Air Force project aids education

By Darrell Todd Maurina

Much of what the Air Force does involves preparing for battle in the skies over hostile nations, raining lethal strikes down upon the enemies of the United States.
But some Air Force activities are just plain fun.
That’s what Gerald Mora of the research laboratory at Phillips Research Site, part of Kirtland Air Force Base, said about the program he runs, known as Technology Transfer for Education.
Mora and his staff will come to Clovis Oct. 29 to train teachers from schools all over eastern New Mexico on how to help their students prepare for a simulated Mars colonization mission. Elsewhere, Mora helped Fort Sumner schools create an advanced weather station providing real-world weather data to KOB-TV4 in Albuquerque, and he works with other schools to help their students receive mentoring in doing custom-designed research projects.
“Working in this program is probably the most fun I’ve ever had,” Mora said.

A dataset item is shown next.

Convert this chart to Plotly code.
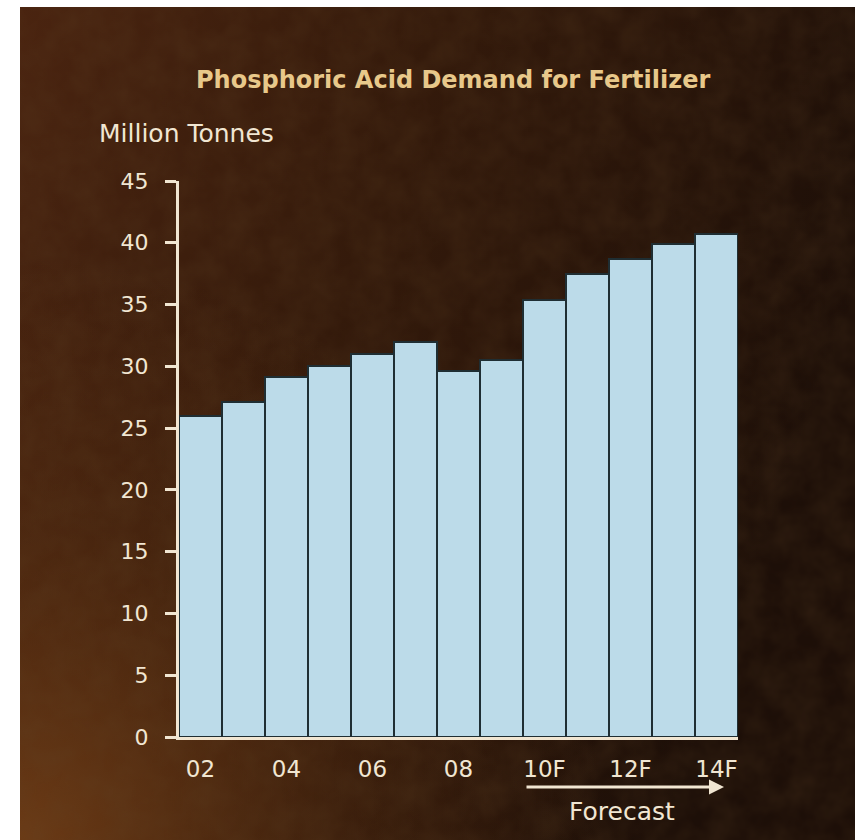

That’s not mild praise, since Mora’s projects before he joined the Technology Transfer for Education project in 1994 included work with the space shuttle and some of the weapons systems used in Operation Desert Storm, the first attack on Iraq a decade ago.
“This is by far the most rewarding. You’re working with kids to get them excited about math, science and engineering,” Mora said. “If you see a light go on in a kid, there’s no way to explain it; that’s wonderful.”
According to Air Force promotional materials, the Technology Transfer for Education program began a decade ago with an effort to bring advanced technology into contact with elementary and high school students.
The targets were not just large urban schools with significant resources, but also schools in rural and underprivileged communities where the Air Force may be the only means of providing students with top-level modern science equipment and curriculum.
Depending on the specific local needs and interests, the program may provide modern computers, scientific lab equipment, or science-related curricula.
The Fort Sumner program, for example, came about because KOB-TV4 needed a weather observing station in DeBaca County. The Air Force provided the equipment and training, and the school provided a whole staff of students to run the station.
“The schools need to make a commitment that if they get the weather station that there will be an educational use for the station and it won’t just sit there and gather dust,” Mora said. “What I have found is the smaller rural schools are more appreciative of the Air Force. The smaller schools are amazed that they are welcomed to participate in the outreach programs.”
For Clovis schools, the Technology Transfer for Education program reaps double benefits. Not only is the Air Force interested in promoting science education, Cannon Air Force Base provides a convenient location for training.
“In 1994 when we had the first Mars mission,”Mora said. “We were planning to do mostly schools in the local area near us. Clovis called us and said they were interested. We’ve had a great relationship ever since.”